▸ **Given task**
Start at the line that contains "Reproduce this chart with D3.js.", stop at the line that contains "const height = 934;", and repeat every line in that span, those two included, with no pictures.
>> BEGIN Exercise materials
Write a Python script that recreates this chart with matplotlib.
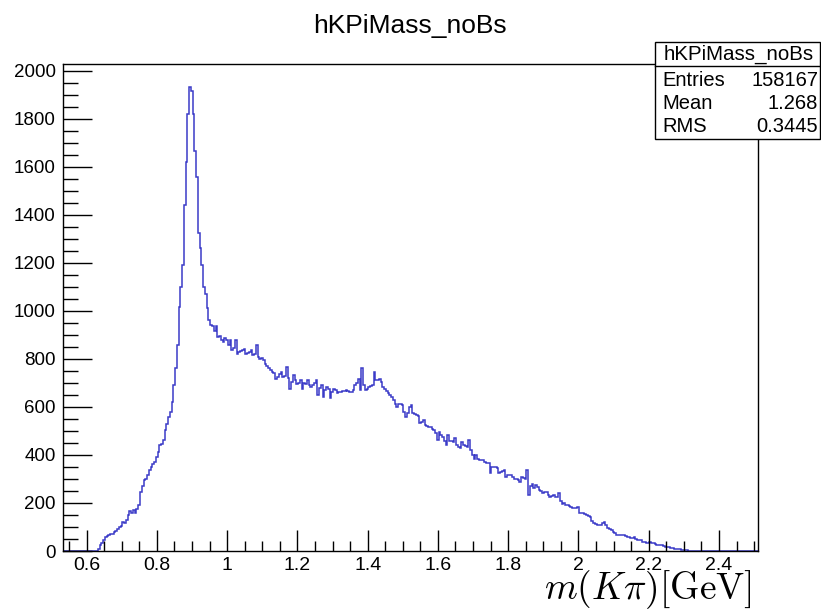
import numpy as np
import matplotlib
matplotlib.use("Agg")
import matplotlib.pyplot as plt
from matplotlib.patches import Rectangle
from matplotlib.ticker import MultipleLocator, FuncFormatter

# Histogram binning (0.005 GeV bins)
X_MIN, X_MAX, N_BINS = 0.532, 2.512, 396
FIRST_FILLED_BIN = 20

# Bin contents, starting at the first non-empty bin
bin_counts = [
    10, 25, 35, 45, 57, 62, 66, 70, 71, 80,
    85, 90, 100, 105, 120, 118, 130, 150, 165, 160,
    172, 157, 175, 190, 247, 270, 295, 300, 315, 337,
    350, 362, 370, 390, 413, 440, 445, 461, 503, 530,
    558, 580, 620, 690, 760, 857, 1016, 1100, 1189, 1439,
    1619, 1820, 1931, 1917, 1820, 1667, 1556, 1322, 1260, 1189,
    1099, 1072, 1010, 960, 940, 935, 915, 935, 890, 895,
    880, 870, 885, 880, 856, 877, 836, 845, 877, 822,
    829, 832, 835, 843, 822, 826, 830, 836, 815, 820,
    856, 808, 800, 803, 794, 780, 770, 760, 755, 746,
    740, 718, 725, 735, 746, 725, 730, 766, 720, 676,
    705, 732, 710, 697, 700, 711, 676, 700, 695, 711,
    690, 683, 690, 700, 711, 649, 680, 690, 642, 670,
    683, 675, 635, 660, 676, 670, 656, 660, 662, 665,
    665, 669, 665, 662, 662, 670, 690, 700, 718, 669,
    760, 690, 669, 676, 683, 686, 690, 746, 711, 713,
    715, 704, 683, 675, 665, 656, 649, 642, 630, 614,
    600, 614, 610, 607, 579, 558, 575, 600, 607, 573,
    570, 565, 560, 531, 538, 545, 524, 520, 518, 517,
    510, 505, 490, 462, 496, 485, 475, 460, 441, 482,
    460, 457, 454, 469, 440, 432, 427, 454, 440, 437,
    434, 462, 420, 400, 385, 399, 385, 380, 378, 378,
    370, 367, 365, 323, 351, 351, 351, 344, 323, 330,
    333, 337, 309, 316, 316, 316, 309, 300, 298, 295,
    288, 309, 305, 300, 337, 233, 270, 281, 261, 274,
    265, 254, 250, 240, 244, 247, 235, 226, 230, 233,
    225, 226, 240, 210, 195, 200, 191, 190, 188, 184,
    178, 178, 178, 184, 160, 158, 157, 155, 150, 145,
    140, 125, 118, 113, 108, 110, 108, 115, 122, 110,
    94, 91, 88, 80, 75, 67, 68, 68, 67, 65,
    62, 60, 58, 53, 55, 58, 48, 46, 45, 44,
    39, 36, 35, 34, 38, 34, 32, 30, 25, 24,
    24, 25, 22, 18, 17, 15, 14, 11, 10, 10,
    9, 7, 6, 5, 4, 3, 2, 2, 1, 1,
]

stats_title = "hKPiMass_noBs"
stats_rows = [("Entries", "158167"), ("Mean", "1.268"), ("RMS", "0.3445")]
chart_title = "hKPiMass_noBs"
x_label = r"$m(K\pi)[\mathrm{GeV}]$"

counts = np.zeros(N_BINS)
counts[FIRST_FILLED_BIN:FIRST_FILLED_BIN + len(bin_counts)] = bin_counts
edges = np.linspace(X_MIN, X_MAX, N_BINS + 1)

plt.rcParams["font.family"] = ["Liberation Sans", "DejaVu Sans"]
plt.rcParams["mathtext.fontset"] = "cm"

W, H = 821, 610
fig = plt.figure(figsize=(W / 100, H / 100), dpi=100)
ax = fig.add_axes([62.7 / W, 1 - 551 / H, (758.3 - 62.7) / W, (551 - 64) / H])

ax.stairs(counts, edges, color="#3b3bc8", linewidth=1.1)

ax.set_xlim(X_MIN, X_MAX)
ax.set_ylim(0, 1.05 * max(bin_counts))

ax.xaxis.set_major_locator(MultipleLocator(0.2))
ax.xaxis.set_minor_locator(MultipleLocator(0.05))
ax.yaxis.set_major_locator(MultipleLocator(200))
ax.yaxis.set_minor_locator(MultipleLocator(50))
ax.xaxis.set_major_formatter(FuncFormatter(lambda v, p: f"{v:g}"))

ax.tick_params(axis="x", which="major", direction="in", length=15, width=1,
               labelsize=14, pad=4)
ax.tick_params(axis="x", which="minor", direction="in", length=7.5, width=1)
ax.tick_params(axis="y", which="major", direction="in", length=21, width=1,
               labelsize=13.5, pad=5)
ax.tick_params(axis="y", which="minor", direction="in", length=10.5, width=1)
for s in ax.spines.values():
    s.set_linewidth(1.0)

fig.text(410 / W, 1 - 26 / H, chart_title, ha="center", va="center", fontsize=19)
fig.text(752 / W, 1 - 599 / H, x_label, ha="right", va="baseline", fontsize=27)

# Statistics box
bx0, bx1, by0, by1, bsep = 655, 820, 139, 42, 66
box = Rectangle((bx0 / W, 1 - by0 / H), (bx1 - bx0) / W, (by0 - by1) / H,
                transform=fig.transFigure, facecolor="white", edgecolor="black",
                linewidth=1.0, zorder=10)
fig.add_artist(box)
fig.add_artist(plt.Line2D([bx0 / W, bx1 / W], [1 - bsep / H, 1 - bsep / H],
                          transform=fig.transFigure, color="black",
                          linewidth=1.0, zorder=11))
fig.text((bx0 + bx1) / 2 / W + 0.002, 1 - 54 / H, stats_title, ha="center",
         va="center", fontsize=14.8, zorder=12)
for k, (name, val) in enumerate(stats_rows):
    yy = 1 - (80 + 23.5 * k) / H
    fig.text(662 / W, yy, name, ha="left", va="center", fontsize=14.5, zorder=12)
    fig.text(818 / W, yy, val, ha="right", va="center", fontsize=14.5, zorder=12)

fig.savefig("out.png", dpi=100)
>> END Exercise materials
>> BEGIN Exercise materials
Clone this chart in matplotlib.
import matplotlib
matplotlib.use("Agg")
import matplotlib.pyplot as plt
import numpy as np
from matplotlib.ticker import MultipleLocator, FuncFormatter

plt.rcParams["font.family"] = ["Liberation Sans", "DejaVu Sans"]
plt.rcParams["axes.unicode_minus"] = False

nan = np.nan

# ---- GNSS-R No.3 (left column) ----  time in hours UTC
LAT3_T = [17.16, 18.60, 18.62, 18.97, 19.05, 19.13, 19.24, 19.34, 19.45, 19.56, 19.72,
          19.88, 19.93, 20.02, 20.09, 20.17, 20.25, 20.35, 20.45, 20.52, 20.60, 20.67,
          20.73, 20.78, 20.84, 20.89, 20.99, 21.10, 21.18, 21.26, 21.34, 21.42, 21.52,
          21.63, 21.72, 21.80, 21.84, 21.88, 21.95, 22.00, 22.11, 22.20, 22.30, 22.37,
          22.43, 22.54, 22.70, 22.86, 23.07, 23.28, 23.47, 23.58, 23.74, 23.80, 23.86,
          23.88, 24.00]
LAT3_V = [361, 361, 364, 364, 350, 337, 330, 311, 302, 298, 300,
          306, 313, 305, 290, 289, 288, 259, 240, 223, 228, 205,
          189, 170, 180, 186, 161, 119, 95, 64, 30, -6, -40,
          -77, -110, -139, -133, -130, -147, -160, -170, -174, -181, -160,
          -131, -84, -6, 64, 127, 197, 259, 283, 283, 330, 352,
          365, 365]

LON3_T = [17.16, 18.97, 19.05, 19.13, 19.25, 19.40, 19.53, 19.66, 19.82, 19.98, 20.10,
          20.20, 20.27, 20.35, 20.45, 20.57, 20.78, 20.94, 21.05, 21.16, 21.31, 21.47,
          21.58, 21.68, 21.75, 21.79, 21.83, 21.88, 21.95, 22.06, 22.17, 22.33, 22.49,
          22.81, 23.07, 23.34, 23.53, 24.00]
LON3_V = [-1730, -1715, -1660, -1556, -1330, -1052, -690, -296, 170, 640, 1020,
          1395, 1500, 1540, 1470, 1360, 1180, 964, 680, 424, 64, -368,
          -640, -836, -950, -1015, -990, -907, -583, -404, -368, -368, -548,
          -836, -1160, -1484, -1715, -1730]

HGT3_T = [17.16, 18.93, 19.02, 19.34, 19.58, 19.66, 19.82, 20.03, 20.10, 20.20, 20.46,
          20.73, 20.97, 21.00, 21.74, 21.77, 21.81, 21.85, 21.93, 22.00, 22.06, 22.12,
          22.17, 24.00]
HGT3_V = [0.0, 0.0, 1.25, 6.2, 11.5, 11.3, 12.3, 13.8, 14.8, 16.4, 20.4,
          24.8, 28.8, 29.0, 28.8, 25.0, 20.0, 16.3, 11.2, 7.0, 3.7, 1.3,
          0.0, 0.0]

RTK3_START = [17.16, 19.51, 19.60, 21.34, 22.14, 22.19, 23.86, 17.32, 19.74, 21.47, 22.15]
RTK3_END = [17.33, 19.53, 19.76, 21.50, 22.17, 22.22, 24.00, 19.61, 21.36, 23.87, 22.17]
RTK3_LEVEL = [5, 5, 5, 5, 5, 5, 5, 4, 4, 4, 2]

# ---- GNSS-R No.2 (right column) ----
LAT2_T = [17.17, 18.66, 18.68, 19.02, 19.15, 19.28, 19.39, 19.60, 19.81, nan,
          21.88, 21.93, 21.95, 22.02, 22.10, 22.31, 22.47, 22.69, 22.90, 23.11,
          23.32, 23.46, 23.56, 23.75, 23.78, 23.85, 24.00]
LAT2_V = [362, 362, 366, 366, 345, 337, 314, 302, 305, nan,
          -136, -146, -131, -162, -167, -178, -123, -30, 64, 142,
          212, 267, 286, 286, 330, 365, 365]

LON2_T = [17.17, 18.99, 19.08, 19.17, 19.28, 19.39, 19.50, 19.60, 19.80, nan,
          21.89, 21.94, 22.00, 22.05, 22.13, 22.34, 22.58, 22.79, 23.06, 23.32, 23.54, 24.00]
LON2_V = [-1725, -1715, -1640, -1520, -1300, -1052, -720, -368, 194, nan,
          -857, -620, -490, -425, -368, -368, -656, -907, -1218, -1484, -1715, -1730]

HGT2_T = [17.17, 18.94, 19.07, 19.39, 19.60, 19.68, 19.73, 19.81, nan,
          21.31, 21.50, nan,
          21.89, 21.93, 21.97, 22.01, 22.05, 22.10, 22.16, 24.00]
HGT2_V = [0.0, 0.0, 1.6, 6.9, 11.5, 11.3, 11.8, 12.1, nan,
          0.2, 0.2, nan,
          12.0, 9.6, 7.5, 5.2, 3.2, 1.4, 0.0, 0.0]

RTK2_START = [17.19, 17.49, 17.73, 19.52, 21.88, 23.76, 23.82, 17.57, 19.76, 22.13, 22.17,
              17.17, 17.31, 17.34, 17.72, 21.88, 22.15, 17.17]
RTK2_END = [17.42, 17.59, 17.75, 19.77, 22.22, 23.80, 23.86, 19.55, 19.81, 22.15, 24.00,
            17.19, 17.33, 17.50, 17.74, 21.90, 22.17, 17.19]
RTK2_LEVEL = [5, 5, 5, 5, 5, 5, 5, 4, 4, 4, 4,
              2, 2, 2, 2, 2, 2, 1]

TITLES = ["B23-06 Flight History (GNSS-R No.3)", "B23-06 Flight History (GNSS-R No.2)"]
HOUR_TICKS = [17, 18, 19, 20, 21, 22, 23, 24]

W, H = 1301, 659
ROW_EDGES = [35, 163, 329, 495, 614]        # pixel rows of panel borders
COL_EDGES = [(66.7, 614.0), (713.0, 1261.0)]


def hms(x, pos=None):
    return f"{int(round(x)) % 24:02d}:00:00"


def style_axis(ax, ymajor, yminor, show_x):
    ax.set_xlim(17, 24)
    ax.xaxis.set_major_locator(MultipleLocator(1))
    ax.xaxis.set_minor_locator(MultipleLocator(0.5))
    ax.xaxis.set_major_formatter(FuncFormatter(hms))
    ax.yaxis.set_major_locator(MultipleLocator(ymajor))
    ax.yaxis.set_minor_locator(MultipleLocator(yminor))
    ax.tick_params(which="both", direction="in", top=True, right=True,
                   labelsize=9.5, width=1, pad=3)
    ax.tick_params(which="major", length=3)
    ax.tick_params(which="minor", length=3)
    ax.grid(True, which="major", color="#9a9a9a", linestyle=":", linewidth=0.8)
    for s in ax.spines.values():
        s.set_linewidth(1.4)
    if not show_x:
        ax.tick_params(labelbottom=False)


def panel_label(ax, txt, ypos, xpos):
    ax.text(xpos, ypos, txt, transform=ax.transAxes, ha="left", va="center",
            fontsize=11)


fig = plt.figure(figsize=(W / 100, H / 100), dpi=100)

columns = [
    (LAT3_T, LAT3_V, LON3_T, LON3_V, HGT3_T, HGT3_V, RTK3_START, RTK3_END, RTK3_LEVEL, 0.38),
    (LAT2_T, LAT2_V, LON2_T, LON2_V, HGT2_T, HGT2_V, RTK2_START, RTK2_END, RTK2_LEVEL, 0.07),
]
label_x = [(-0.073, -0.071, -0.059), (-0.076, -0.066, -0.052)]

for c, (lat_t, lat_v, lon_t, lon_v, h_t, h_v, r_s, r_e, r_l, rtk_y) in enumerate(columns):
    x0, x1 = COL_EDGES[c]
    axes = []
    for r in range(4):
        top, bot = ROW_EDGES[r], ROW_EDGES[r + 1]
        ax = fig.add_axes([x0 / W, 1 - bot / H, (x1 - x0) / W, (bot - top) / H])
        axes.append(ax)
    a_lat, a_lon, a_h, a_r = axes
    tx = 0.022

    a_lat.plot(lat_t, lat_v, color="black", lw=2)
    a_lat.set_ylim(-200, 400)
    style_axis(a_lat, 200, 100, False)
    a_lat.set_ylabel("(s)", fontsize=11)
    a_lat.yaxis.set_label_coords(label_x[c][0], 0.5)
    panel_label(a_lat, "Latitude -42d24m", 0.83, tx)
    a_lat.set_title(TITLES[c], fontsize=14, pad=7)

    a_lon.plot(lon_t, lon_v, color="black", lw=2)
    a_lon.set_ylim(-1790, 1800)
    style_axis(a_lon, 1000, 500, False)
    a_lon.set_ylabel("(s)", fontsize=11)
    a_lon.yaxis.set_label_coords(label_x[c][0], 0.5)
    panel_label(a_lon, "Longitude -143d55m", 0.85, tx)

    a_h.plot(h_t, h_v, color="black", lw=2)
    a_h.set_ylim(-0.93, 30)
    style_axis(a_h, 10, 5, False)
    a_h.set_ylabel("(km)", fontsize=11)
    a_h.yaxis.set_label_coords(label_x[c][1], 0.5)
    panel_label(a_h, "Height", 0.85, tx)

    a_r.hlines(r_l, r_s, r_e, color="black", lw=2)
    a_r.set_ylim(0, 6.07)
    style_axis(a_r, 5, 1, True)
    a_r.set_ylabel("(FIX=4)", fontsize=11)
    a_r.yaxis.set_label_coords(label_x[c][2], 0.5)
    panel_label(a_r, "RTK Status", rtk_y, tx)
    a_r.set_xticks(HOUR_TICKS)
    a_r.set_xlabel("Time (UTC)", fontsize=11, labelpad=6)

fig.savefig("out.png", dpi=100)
>> END Exercise materials
>> BEGIN Exercise materials
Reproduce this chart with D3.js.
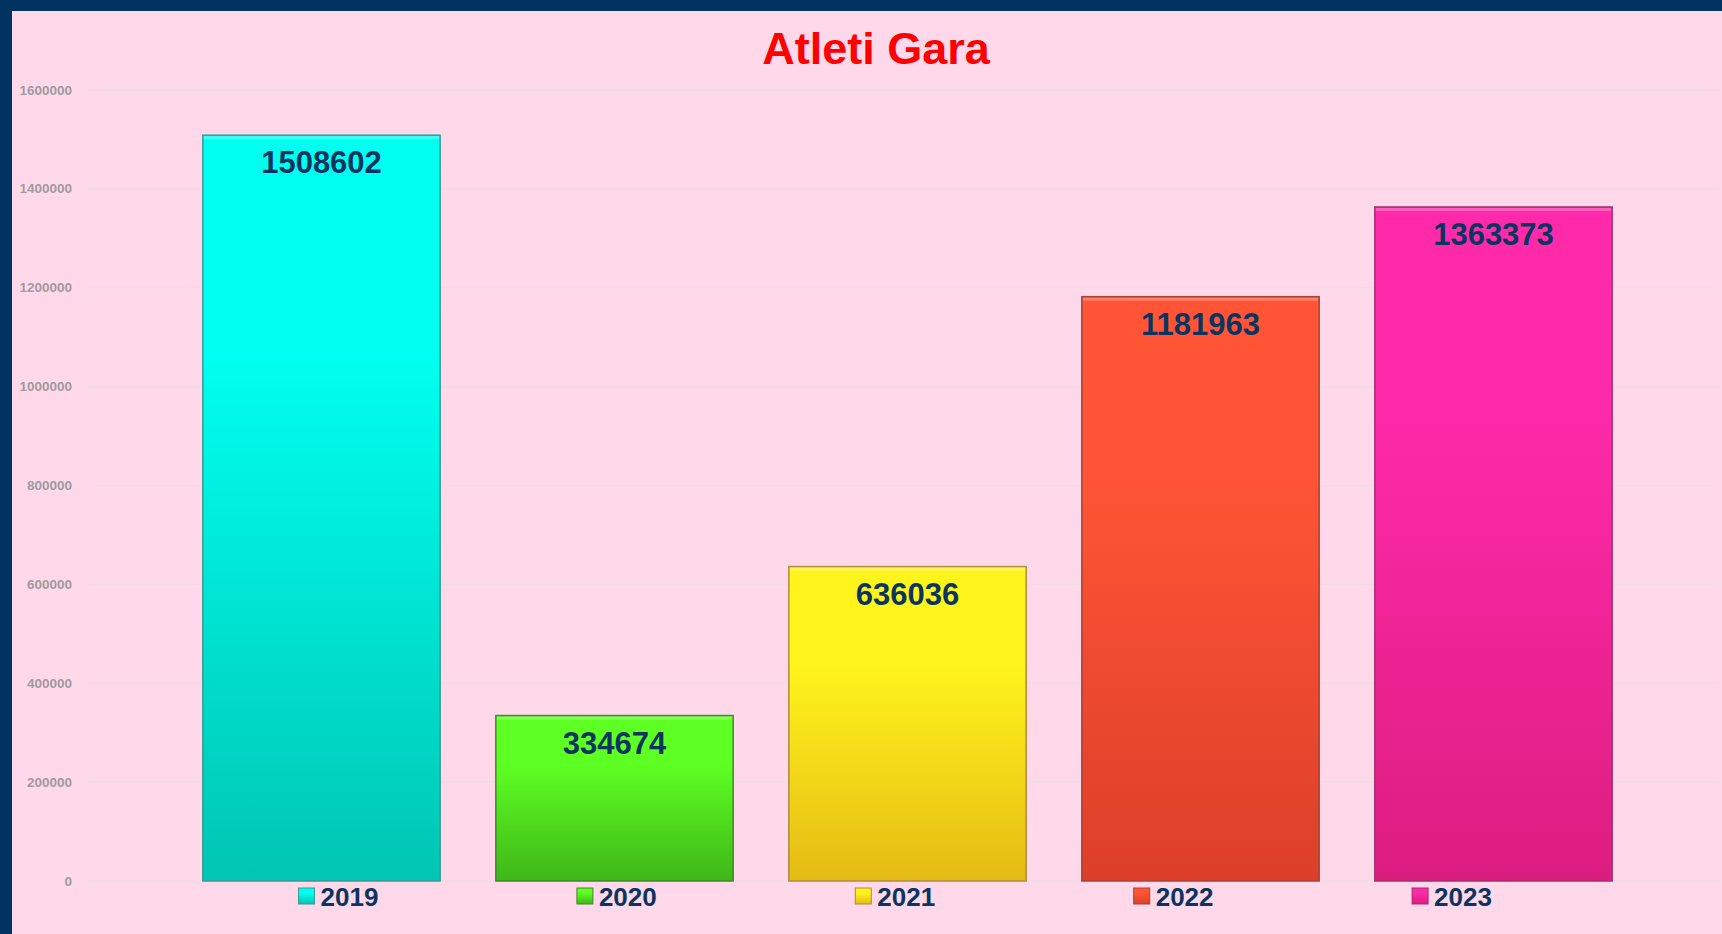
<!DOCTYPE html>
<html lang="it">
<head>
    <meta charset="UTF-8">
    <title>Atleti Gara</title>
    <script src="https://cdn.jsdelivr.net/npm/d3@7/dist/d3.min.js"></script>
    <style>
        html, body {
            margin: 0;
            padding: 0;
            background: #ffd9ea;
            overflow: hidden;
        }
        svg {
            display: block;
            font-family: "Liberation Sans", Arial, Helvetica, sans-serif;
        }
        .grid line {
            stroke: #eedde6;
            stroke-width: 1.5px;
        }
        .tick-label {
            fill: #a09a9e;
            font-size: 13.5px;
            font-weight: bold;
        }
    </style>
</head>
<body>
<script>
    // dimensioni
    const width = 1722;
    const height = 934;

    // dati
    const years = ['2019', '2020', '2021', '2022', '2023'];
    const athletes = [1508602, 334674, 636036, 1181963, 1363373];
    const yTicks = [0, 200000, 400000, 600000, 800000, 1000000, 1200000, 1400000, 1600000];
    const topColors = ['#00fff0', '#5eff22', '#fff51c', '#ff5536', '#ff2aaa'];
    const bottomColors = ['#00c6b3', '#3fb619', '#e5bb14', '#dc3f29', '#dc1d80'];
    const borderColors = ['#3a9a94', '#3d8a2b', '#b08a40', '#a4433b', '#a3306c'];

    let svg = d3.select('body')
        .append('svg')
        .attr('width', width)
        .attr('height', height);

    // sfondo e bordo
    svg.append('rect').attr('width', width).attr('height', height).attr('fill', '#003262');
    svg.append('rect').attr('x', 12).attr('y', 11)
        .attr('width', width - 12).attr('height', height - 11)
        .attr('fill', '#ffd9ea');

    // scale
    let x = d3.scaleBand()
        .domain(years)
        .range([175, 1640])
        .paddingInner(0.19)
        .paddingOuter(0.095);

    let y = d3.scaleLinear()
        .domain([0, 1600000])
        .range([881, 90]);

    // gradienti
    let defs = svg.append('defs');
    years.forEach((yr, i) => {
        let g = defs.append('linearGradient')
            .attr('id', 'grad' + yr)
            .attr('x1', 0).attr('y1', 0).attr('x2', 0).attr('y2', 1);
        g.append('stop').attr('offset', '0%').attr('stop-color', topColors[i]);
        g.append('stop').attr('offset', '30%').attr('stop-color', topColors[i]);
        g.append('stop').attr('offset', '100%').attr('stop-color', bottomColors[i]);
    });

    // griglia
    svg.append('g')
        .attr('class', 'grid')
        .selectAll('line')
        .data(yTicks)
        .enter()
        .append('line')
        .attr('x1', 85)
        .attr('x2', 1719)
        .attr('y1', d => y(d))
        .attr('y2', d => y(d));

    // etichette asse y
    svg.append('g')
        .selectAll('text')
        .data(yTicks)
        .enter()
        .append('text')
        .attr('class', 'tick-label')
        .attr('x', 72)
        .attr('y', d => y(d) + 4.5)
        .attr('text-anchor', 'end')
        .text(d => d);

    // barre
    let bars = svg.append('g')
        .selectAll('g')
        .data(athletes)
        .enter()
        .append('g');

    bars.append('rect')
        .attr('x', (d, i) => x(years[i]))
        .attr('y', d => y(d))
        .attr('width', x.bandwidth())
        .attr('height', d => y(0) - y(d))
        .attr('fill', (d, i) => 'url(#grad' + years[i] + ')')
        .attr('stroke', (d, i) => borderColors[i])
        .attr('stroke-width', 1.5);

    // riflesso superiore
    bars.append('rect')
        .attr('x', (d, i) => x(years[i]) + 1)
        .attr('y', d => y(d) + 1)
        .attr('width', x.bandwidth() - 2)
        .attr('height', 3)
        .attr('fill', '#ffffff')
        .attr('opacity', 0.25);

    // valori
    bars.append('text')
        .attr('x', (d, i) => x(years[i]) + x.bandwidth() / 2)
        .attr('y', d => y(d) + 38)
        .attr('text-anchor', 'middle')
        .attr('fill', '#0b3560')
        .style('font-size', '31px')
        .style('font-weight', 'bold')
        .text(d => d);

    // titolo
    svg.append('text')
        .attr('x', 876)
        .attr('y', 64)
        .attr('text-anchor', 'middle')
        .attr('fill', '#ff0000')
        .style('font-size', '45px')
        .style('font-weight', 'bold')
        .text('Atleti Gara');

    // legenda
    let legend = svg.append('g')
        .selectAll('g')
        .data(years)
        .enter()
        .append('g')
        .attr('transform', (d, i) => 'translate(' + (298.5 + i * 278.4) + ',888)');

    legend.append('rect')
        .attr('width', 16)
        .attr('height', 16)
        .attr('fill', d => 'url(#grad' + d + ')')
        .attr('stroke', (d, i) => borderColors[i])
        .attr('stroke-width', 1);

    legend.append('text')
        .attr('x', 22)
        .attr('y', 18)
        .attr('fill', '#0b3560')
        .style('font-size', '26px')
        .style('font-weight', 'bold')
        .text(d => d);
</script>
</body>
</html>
>> END Exercise materials
▸ **Response**
Reproduce this chart with D3.js.
<!DOCTYPE html>
<html lang="it">
<head>
    <meta charset="UTF-8">
    <title>Atleti Gara</title>
    <script src="https://cdn.jsdelivr.net/npm/d3@7/dist/d3.min.js"></script>
    <style>
        html, body {
            margin: 0;
            padding: 0;
            background: #ffd9ea;
            overflow: hidden;
        }
        svg {
            display: block;
            font-family: "Liberation Sans", Arial, Helvetica, sans-serif;
        }
        .grid line {
            stroke: #eedde6;
            stroke-width: 1.5px;
        }
        .tick-label {
            fill: #a09a9e;
            font-size: 13.5px;
            font-weight: bold;
        }
    </style>
</head>
<body>
<script>
    // dimensioni
    const width = 1722;
    const height = 934;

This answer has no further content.